Negli anni Novanta e Duemila com'è proseguito il tuo percorso?
Negli anni Novanta, ahimè, si è aperto un nuovo scenario con l’utilizzo dei computer, Apple in particolare, e mi ci sono buttato a capofitto abbandonando il disegno manuale per quello digitale, anche se non ero molto soddisfatto del mio stile. Le richieste di appoggio grafico erano tante e diverse tra loro, non avrei potuto soddisfarle tutte utilizzando ancora i letraset o il rapidograph. Dal 1991 ho iniziato a collaborare anche con la Gridalo Forte Records, realizzando, tra le altre, la copertina di “Balla e difendi”, prima compilation autoprodotta romana. Ho impaginato propaganda per tutto l’arco delle associazioni internazionaliste – dal sostegno ai sandinisti all’appoggio alle comunità zapatiste del Chiapas – e poi ancora per Radio Onda Rossa, il centro sociale Corto Circuito, il movimento dei Disobbedienti, Action, fino a Genova 2001 e oltre. Dal 2003, dopo un viaggio solidale nel Kurdistan turco, ho prestato la mia opera a favore della causa del popolo curdo, con produzione di manifesti, opuscoli e video reportage. Fino al 2014.

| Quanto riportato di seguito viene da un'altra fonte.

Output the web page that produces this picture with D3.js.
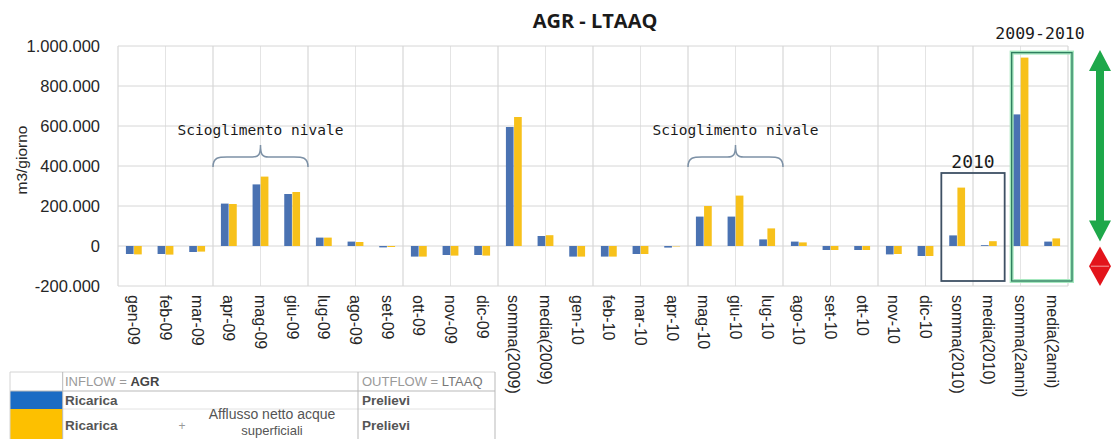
<!DOCTYPE html>
<html>
<head>
<meta charset="utf-8">
<script src="https://cdn.jsdelivr.net/npm/d3@7/dist/d3.min.js"></script>
<style>
  html, body { margin: 0; padding: 0; background: #fff; }
  svg { display: block; }
</style>
</head>
<body>
<svg id="chart" width="1118" height="439" font-family="'Liberation Sans', Arial, sans-serif"></svg>
<script>
const categories = ["gen-09","feb-09","mar-09","apr-09","mag-09","giu-09","lug-09","ago-09","set-09","ott-09","nov-09","dic-09",
  "somma(2009)","media(2009)",
  "gen-10","feb-10","mar-10","apr-10","mag-10","giu-10","lug-10","ago-10","set-10","ott-10","nov-10","dic-10",
  "somma(2010)","media(2010)","somma(2anni)","media(2anni)"];
const seriesNames = ["Ricarica", "Ricarica + Afflusso netto acque superficiali"];
const ricarica = [-40000,-40000,-30000,212000,308000,260000,42000,22000,-7000,-53000,-45000,-45000,
  595000,50000,
  -53000,-53000,-40000,-8000,147000,147000,33000,22000,-20000,-20000,-42000,-50000,
  53000,4000,658000,22000];
const ricaricaAfflusso = [-42000,-43000,-28000,210000,347000,270000,42000,20000,-5000,-53000,-48000,-48000,
  645000,54000,
  -53000,-53000,-40000,-2000,200000,252000,88000,18000,-20000,-20000,-40000,-50000,
  292000,24000,942000,38000];
const yTicks = [-200000, 0, 200000, 400000, 600000, 800000, 1000000];
const titleText = "AGR - LTAAQ";
const yLabel = "m3/giorno";

const svg = d3.select("#chart");
const pLeft = 118, pRight = 1068, pTop = 46, pBottom = 286;
const MONO = "'DejaVu Sans Mono', 'Liberation Mono', monospace";

const x = d3.scaleBand().domain(categories).range([pLeft, pRight]).padding(0);
const groupW = x.bandwidth() * 0.5;
const x1 = d3.scaleBand().domain(seriesNames).range([0, groupW]).paddingInner(0.06);
const y = d3.scaleLinear().domain([-200000, 1000000]).range([pBottom, pTop]);
const colors = ["#4a72b2", "#f7c11b"];

const itLocale = d3.formatLocale({decimal: ",", thousands: ".", grouping: [3], currency: ["€", ""], minus: "-"});
const fmt = itLocale.format(",.0f");

// vertical grid (20 columns)
const vg = d3.range(0, 21).map(i => pLeft + i * (pRight - pLeft) / 20);
svg.append("g").selectAll("line").data(vg).join("line")
  .attr("x1", d => d).attr("x2", d => d).attr("y1", pTop).attr("y2", pBottom)
  .attr("stroke", (d, i) => i % 2 === 0 ? "#cfcfcf" : "#e4e4e4").attr("stroke-width", 1);

// horizontal grid
svg.append("g").selectAll("line").data(yTicks).join("line")
  .attr("x1", pLeft).attr("x2", pRight).attr("y1", d => y(d)).attr("y2", d => y(d))
  .attr("stroke", "#d6d6d6").attr("stroke-width", 1);

// y axis
const yAxis = d3.axisLeft(y).tickValues(yTicks).tickFormat(fmt).tickSize(0).tickPadding(18);
const gy = svg.append("g").attr("transform", `translate(${pLeft},0)`).call(yAxis);
gy.select(".domain").remove();
gy.attr("font-family", null).attr("font-size", null);
gy.selectAll("text").attr("font-size", 16.5).attr("fill", "#262626");

// x axis labels
const xAxis = d3.axisBottom(x).tickSize(0).tickPadding(0);
const gx = svg.append("g").attr("transform", `translate(0,${pBottom})`).call(xAxis);
gx.select(".domain").remove();
gx.attr("font-family", null).attr("font-size", null);
gx.selectAll(".tick text")
  .attr("font-size", 16).attr("fill", "#262626")
  .attr("text-anchor", "start")
  .attr("transform", "translate(0,9) rotate(90)")
  .attr("x", 0).attr("y", 0).attr("dy", "0.35em");

// bars
const data = categories.map((c, i) => ({cat: c, vals: [ricarica[i], ricaricaAfflusso[i]]}));
const groups = svg.append("g").selectAll("g").data(data).join("g")
  .attr("transform", d => `translate(${x(d.cat) + (x.bandwidth() - groupW) / 2},0)`);
groups.selectAll("rect").data(d => d.vals.map((v, k) => ({v, k}))).join("rect")
  .attr("x", d => x1(seriesNames[d.k]))
  .attr("width", x1.bandwidth())
  .attr("y", d => Math.min(y(d.v), y(0)))
  .attr("height", d => Math.abs(y(d.v) - y(0)))
  .attr("fill", d => colors[d.k]);

// title
svg.append("text").attr("x", 595).attr("y", 28).attr("text-anchor", "middle")
  .attr("font-size", 20).attr("font-weight", "bold").attr("fill", "#1a1a1a")
  .attr("font-family", "'Open Sans', 'Liberation Sans', sans-serif")
  .text(titleText);

// y label
svg.append("text").attr("transform", "translate(27,160) rotate(-90)")
  .attr("text-anchor", "middle").attr("font-size", 15.5).attr("fill", "#262626")
  .text(yLabel);

// braces
function brace(x0, x1b, yEnd, yTip) {
  const xm = (x0 + x1b) / 2, yMid = (yEnd + yTip) / 2 + 1;
  return `M${x0},${yEnd} C${x0},${yMid} ${x0 + 6},${yMid} ${x0 + 14},${yMid}
    L${xm - 8},${yMid} C${xm - 2},${yMid} ${xm},${yMid - 2} ${xm},${yTip}
    C${xm},${yMid - 2} ${xm + 2},${yMid} ${xm + 8},${yMid}
    L${x1b - 14},${yMid} C${x1b - 6},${yMid} ${x1b},${yMid} ${x1b},${yEnd}`;
}
const annot = svg.append("g");
[["apr-09","giu-09"],["mag-10","lug-10"]].forEach(([a, b]) => {
  const xa = x(a), xb = x(b) + x.bandwidth();
  annot.append("path").attr("d", brace(xa, xb, y(400000) + 1, y(505000)))
    .attr("fill", "none").attr("stroke", "#7d91a6").attr("stroke-width", 1.5);
  annot.append("text").attr("x", (xa + xb) / 2).attr("y", y(555000))
    .attr("text-anchor", "middle").attr("font-size", 14.5)
    .attr("font-family", MONO).attr("fill", "#1a1a1a")
    .text("Scioglimento nivale");
});

// 2010 box
const b1x0 = x("somma(2010)"), b1x1 = x("media(2010)") + x.bandwidth();
annot.append("rect").attr("x", b1x0).attr("y", y(365000)).attr("width", b1x1 - b1x0)
  .attr("height", y(-175000) - y(365000)).attr("fill", "none")
  .attr("stroke", "#3e5064").attr("stroke-width", 1.8);
annot.append("text").attr("x", (b1x0 + b1x1) / 2).attr("y", y(390000))
  .attr("text-anchor", "middle").attr("font-size", 18)
  .attr("font-family", MONO).attr("fill", "#1a1a1a").text("2010");

// 2009-2010 box
const b2x0 = x("somma(2anni)") + 7, b2x1 = x("media(2anni)") + x.bandwidth() + 4;
annot.append("rect").attr("x", b2x0).attr("y", y(967000)).attr("width", b2x1 - b2x0)
  .attr("height", y(-175000) - y(967000)).attr("fill", "none")
  .attr("stroke", "#a6e8bf").attr("stroke-width", 4);
annot.append("rect").attr("x", b2x0).attr("y", y(967000)).attr("width", b2x1 - b2x0)
  .attr("height", y(-175000) - y(967000)).attr("fill", "none")
  .attr("stroke", "#2f7d60").attr("stroke-width", 1.3);
annot.append("text").attr("x", 1040).attr("y", 39)
  .attr("text-anchor", "middle").attr("font-size", 16.5)
  .attr("font-family", MONO).attr("fill", "#1a1a1a").text("2009-2010");

// green double arrow
const ax = 1100;
const gTop = y(980000), gBot = y(22000), hh = 21, hw = 11, sw = 4;
annot.append("path").attr("fill", "#1ea84a").attr("d",
  `M${ax},${gTop} L${ax + hw},${gTop + hh} L${ax + sw},${gTop + hh} L${ax + sw},${gBot - hh}
   L${ax + hw},${gBot - hh} L${ax},${gBot} L${ax - hw},${gBot - hh} L${ax - sw},${gBot - hh}
   L${ax - sw},${gTop + hh} L${ax - hw},${gTop + hh} Z`);
// red double arrowhead
const rTop = y(-2000), rBot = y(-200000), rMid = (rTop + rBot) / 2;
annot.append("path").attr("fill", "#e3141b").attr("d",
  `M${ax},${rTop} L${ax + hw},${rMid} L${ax},${rBot} L${ax - hw},${rMid} Z`);
annot.append("line").attr("x1", ax - hw + 2).attr("x2", ax + hw - 2).attr("y1", rMid).attr("y2", rMid)
  .attr("stroke", "#f7a0a0").attr("stroke-width", 1);

// legend table
const lg = svg.append("g");
const tL = 10, tC1 = 62.7, tC2 = 358, tR = 495, tTop = 372, r1 = 391, r2 = 409;
lg.append("rect").attr("x", tL).attr("y", r1).attr("width", tC1 - tL).attr("height", r2 - r1).attr("fill", "#1c6cc4");
lg.append("rect").attr("x", tL).attr("y", r2).attr("width", tC1 - tL).attr("height", 439 - r2).attr("fill", "#fdc000");
const bc = "#b9b9b9";
lg.append("line").attr("x1", tL).attr("x2", tR).attr("y1", tTop).attr("y2", tTop).attr("stroke", "#d4d4d4");
lg.append("line").attr("x1", tL).attr("x2", tR).attr("y1", r1).attr("y2", r1).attr("stroke", bc);
lg.append("line").attr("x1", tC1).attr("x2", tR).attr("y1", r2).attr("y2", r2).attr("stroke", "#e2e2e2");
lg.append("line").attr("x1", tL).attr("x2", tL).attr("y1", tTop).attr("y2", 439).attr("stroke", "#d4d4d4");
lg.append("line").attr("x1", tC1).attr("x2", tC1).attr("y1", tTop).attr("y2", 439).attr("stroke", bc);
lg.append("line").attr("x1", tC2).attr("x2", tC2).attr("y1", tTop).attr("y2", 439).attr("stroke", bc);
lg.append("line").attr("x1", tR).attr("x2", tR).attr("y1", tTop).attr("y2", 439).attr("stroke", bc);

const lt = lg.append("text").attr("x", 65).attr("y", 386).attr("font-size", 13).attr("fill", "#9a9a9a");
lt.append("tspan").text("INFLOW = ");
lt.append("tspan").attr("font-weight", "bold").attr("fill", "#444").text("AGR");
const ot = lg.append("text").attr("x", 362).attr("y", 386).attr("font-size", 13).attr("fill", "#9a9a9a");
ot.append("tspan").text("OUTFLOW = ");
ot.append("tspan").attr("fill", "#777").text("LTAAQ");
lg.append("text").attr("x", 65).attr("y", 405).attr("font-size", 13.5).attr("font-weight", "bold").attr("fill", "#555").text("Ricarica");
lg.append("text").attr("x", 65).attr("y", 430).attr("font-size", 13.5).attr("font-weight", "bold").attr("fill", "#555").text("Ricarica");
lg.append("text").attr("x", 182).attr("y", 430).attr("text-anchor", "middle").attr("font-size", 12).attr("fill", "#999").text("+");
lg.append("text").attr("x", 272).attr("y", 419).attr("text-anchor", "middle").attr("font-size", 14).attr("fill", "#555").text("Afflusso netto acque");
lg.append("text").attr("x", 272).attr("y", 435).attr("text-anchor", "middle").attr("font-size", 13).attr("fill", "#555").text("superficiali");
lg.append("text").attr("x", 362).attr("y", 405).attr("font-size", 13.5).attr("font-weight", "bold").attr("fill", "#555").text("Prelievi");
lg.append("text").attr("x", 362).attr("y", 430).attr("font-size", 13.5).attr("font-weight", "bold").attr("fill", "#555").text("Prelievi");
</script>
</body>
</html>
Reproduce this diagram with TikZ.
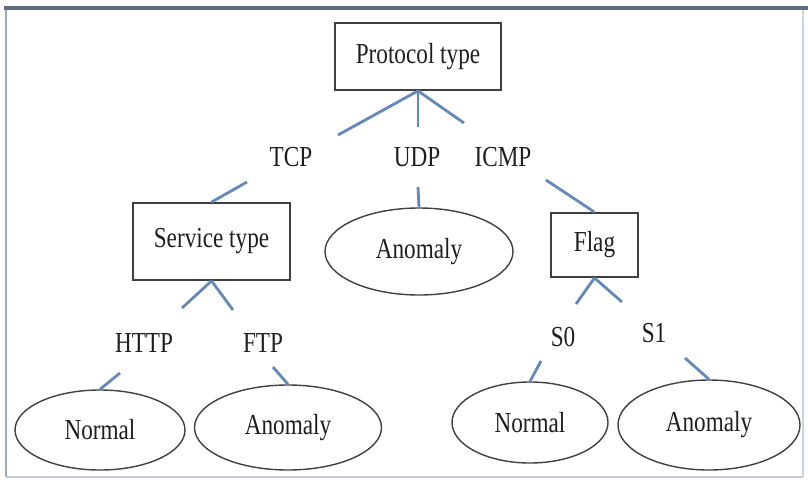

Arriviamo al libro in uscita per Goodfellas? Ci puoi raccontare com'è nato e cosa hai voluto raccontare?
Il libro nasce da una idea di Federico Guglielmi: io non ero molto convinto, ma la sua pacatezza e professionalità mi hanno guidato nel turbine della memoria, recuperando tracce disperse negli anni. Anni senza scanner, anni di “originali” consegnati senza preoccuparsi di riaverli indietro. Le tante lacune presenti nel mio archivio sono state colmate anche grazie all’affetto di amici o semplici conoscenti che hanno conservato, se non addirittura “scollato” dai muri della cameretta, i pezzi mancanti. Questo in particolare per l’epopea del Uonna Club. Il libro racchiude un pezzo della nostra memoria collettiva, musicale e politica, di Roma e non solo. Chi sfoglierà il libro si potrà ritrovare in foto graficizzate, nei manifesti di concerti e di mobilitazioni nazionali ed europee no-global.
Il titolo ci dice che i disegni all'interno del libro arrivano fino al 2022. Cosa hai realizzato in questi ultimi anni?
Dal 2017 ho intrapreso un mio personale percorso letterario e artistico, sulla spinta di letture febbrili riguardanti le dolorose vicende della Guerra e del Dopoguerra. Ho ritrovato il piacere di disegnare, questa volta senza vincoli particolari: matita morbida e segno sporco, tutto il contrario del passato e con più libertà espressiva.
Sei contento di aver realizzato questo libro?
Sono soddisfattissimo della produzione di Goodfellas, non potevo desiderare di più!